Houellebecq lleva años repitiendo el mismo discurso fatalista sobre la humanidad, profundizando, con una obstinación que crece en proporción a sus detractores, en su desesperanzada visión del mundo, en la profunda soledad del hombre moderno. En ‘La posibilidad de una isla’ el polémico autor francés da una nueva vuelta de tuerca a sus obsesiones sobre el egoísmo que sirve de combustible para la sociedad occidental, donde el consumo y la juventud son la medida de todas las cosas, los herederos del mayo del 68 son víctimas de su propia inanidad ideológica y confuso relativismo, el sexo es enfocado de manera tan mercantil como darwinista y las religiones, especialmente el Islam, son un prescindible obstáculo para la libertad individual.
Houellebecq, un tipejo antipático, contradictorio e incómodo que se regodea aireando la obscenidad moral, la crueldad física, la omnipresente pornografía o el racismo xenófobo
Por eso resulta contraproducente enjuiciar a Houellebecq, más preocupado por desarrollar estas tesis que de dotar a sus ficciones de una estructura narrativa sólida, como a un novelista al uso, sino que lo aconsejable es abordarle como si de un sociólogo apocalíptico con veleidades filosóficas y proféticas se tratara. La historia, con sus carencias argumentales, mantiene el interés por medio de la yuxtaposición de las memorias de Daniel 1, un humorista de éxito de principios del siglo XXI y trasunto literario del propio autor cuyo desapego existencial, cáustica mordacidad y lenguaje lacerante le convierten en un despiadado analista de sus contemporáneos, y los repasos que de ésta narración hacen un par de milenios después sus clones, dos reproducciones genéticas exactas que responden a los nombres de Daniel 24 y 25. “El único contenido residual de la izquierda —nos cuenta el Daniel original en su relato autobiográfico— de esos años era el antirracismo o, más exactamente, el racismo antiblanco”.

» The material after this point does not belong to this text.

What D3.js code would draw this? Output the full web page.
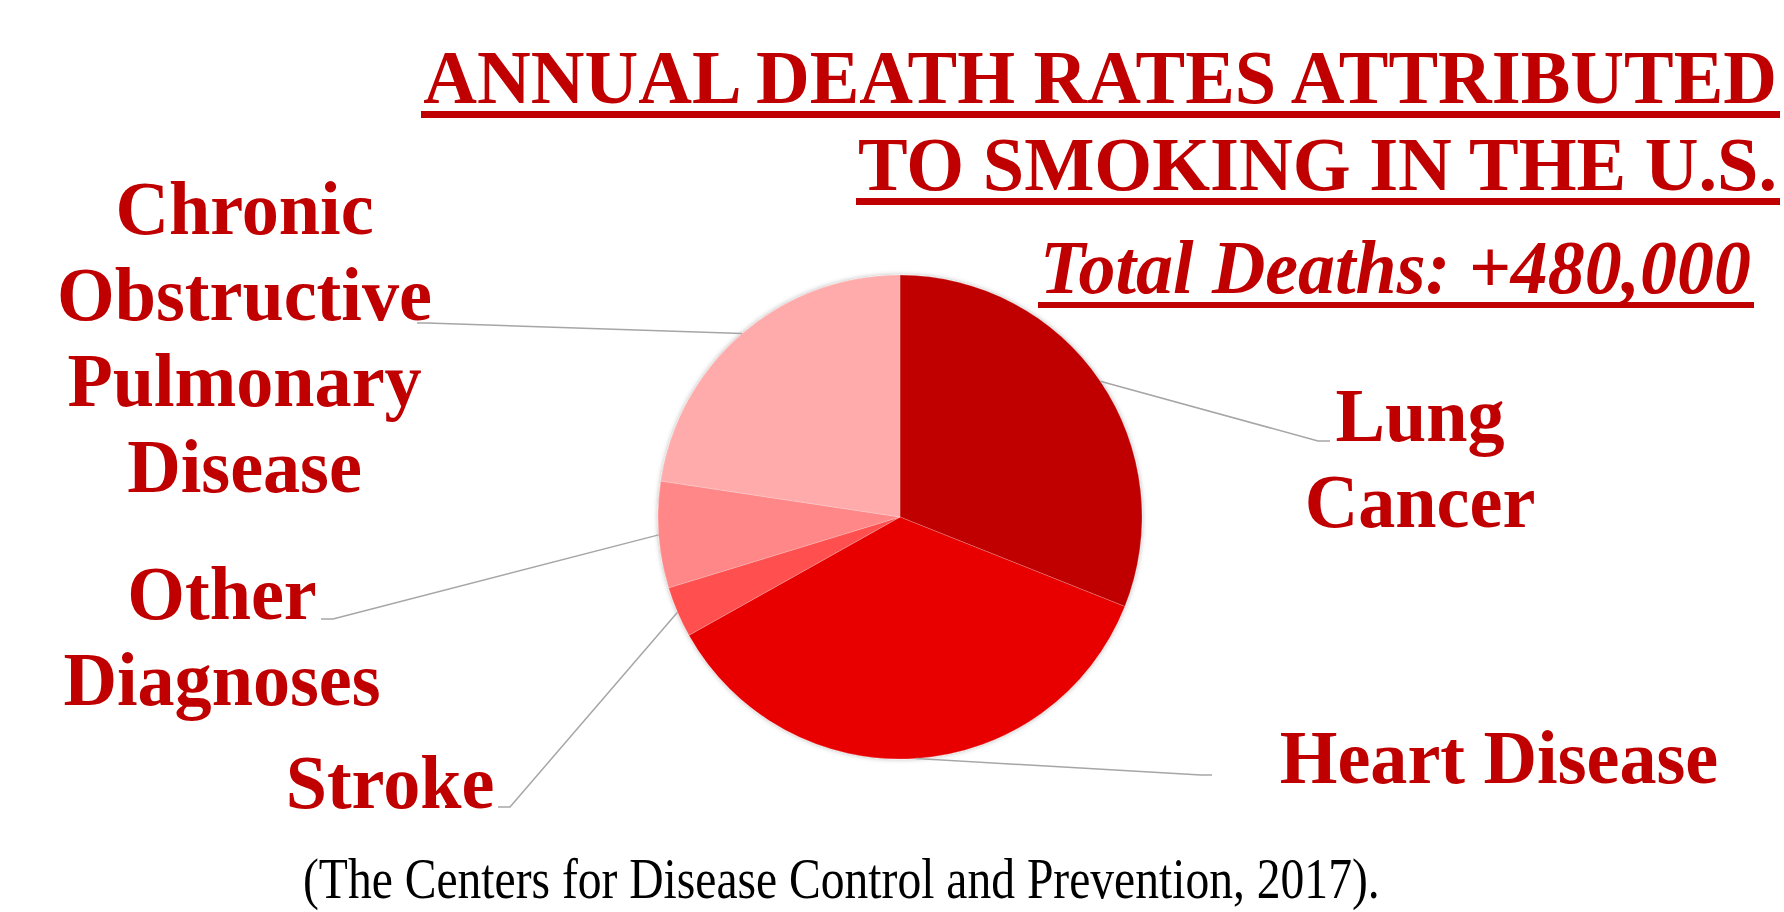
<!DOCTYPE html>
<html>
<head>
<meta charset="utf-8">
<script src="https://cdn.jsdelivr.net/npm/d3@7"></script>
<style>
  html, body { margin: 0; padding: 0; background: #fff; overflow: hidden; }
  svg { display: block; }
</style>
</head>
<body>
<svg id="chart"></svg>
<script>
// data (share of the 480,000 deaths, %)
const categories = ['Lung Cancer', 'Heart Disease', 'Stroke', 'Other Diagnoses', 'Chronic Obstructive Pulmonary Disease'];
const shares = [31.0, 35.8, 3.4, 7.1, 22.6];
const sliceColors = ['#c00000', '#e80000', '#ff5050', '#ff8787', '#ffabab'];
const labelLines = [['Lung', 'Cancer'], ['Heart Disease'], ['Stroke'], ['Other', 'Diagnoses'], ['Chronic', 'Obstructive', 'Pulmonary', 'Disease']];
const titleLines = ['ANNUAL DEATH RATES ATTRIBUTED', 'TO SMOKING IN THE U.S.'];
const subtitle = 'Total Deaths: +480,000';
const source = '(The Centers for Disease Control and Prevention, 2017).';

const width = 1784;
const height = 912;
const red = '#c00000';
const serif = '"Liberation Serif", "Times New Roman", serif';
const SX = 0.963; // text in the slide is slightly squeezed horizontally

const svg = d3.select('#chart').attr('width', width).attr('height', height);

// soft shadow round the pie
const defs = svg.append('defs');
defs.append('filter').attr('id', 'shadow')
  .attr('x', '-10%').attr('y', '-10%').attr('width', '120%').attr('height', '120%')
  .append('feDropShadow')
  .attr('dx', 0).attr('dy', 0).attr('stdDeviation', 2.5)
  .attr('flood-color', '#000').attr('flood-opacity', 0.3);

// text squeezed (or fitted) horizontally by a transform
function addText(x, y, str, size, opts = {}) {
  const t = svg.append('text')
    .attr('text-anchor', opts.anchor || 'middle')
    .style('font-family', serif)
    .style('font-size', size + 'px')
    .style('font-weight', opts.weight || 'bold')
    .style('font-style', opts.style || 'normal')
    .style('fill', opts.fill || red)
    .text(str);
  let sx = SX;
  if (opts.fit) sx = opts.fit / t.node().getComputedTextLength();
  t.attr('transform', `translate(${x},${y}) scale(${sx},1)`);
  return t;
}

// title lines, right aligned, fitted to the widths in the slide, underlined
function underlined(str, right, base, w, size, style, barY, barH) {
  addText(right, base, str, size, { anchor: 'end', style: style, fit: w });
  svg.append('rect')
    .attr('x', right - w - 2).attr('y', barY)
    .attr('width', w + 5).attr('height', barH)
    .attr('fill', red);
}

underlined(titleLines[0], 1777, 103, 1354, 76, 'normal', 111, 7);
underlined(titleLines[1], 1777, 190, 919, 76, 'normal', 198, 7);
underlined(subtitle, 1751, 293, 711, 76, 'italic', 302, 6);

// pie
const cx = 900, cy = 517, R = 242;
const pie = d3.pie().sort(null).value(d => d);
const arcs = pie(shares);
const arc = d3.arc().innerRadius(0).outerRadius(R);

const g = svg.append('g').attr('transform', `translate(${cx},${cy})`);
g.append('g').attr('filter', 'url(#shadow)')
  .selectAll('path')
  .data(arcs)
  .enter()
  .append('path')
  .attr('d', arc)
  .attr('fill', (d, i) => sliceColors[i])
  .attr('stroke', 'rgba(255,255,255,0.35)')
  .attr('stroke-width', 0.6);

// label placement: text centre / first baseline, leader elbow and end
const labelLayout = [
  { x: 1420, y: 441, elbow: [1318, 441], end: [1330, 441] },
  { x: 1499, y: 783, elbow: [1201, 775], end: [1212, 775] },
  { x: 390, y: 808, elbow: [510, 807], end: [498, 807] },
  { x: 222, y: 619, elbow: [333, 619], end: [321, 619] },
  { x: 244.5, y: 234, elbow: [427, 323], end: [417, 323] }
];
const lineGap = 86;

arcs.forEach((a, i) => {
  const mid = (a.startAngle + a.endAngle) / 2;
  const start = [cx + Math.sin(mid) * R, cy - Math.cos(mid) * R];
  const lay = labelLayout[i];
  svg.append('polyline')
    .attr('points', [start, lay.elbow, lay.end].map(p => p.join(',')).join(' '))
    .attr('fill', 'none')
    .attr('stroke', '#a6a6a6')
    .attr('stroke-width', 1.5);

  labelLines[i].forEach((line, j) => {
    addText(lay.x, lay.y + j * lineGap, line, 77);
  });
});

// source line at the foot, kept just inside the bottom edge
addText(303, 898, source, 58, { anchor: 'start', weight: 'normal', fill: '#000', fit: 1077 });
</script>
</body>
</html>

Una delirante ironía que parecen haber heredado sus réplicas futuristas cuando por ejemplo, al respecto del ecologismo, definido por el último de los clones como “un movimiento inspirado en una ideología de un extraño masoquismo”, éste prosigue diciendo que “algunos seguidores de esos movimientos parecía sentir mas congoja ante al anuncio de la desaparición de una especie de invertebrados que ante el de una hambruna que diezmara la población”, contradicción que el sujeto clonado explica razonando que “en esas ideologías terminales sólo vemos uno de los indicios del deseo de la humanidad de volverse contra sí misma, de poner fin a una existencia que adivinaba inadecuada”. He aquí dos muestras de cómo se las gasta Houellebecq, un tipejo antipático, contradictorio e incómodo que se regodea aireando la obscenidad moral, la crueldad física, la omnipresente pornografía o el racismo xenófobo —lo que le ha granjeado el odio de muchos— que parece disfrutar provocando verdadero malestar en sus lectores, aunque les compense con creces con su envenenada inteligencia.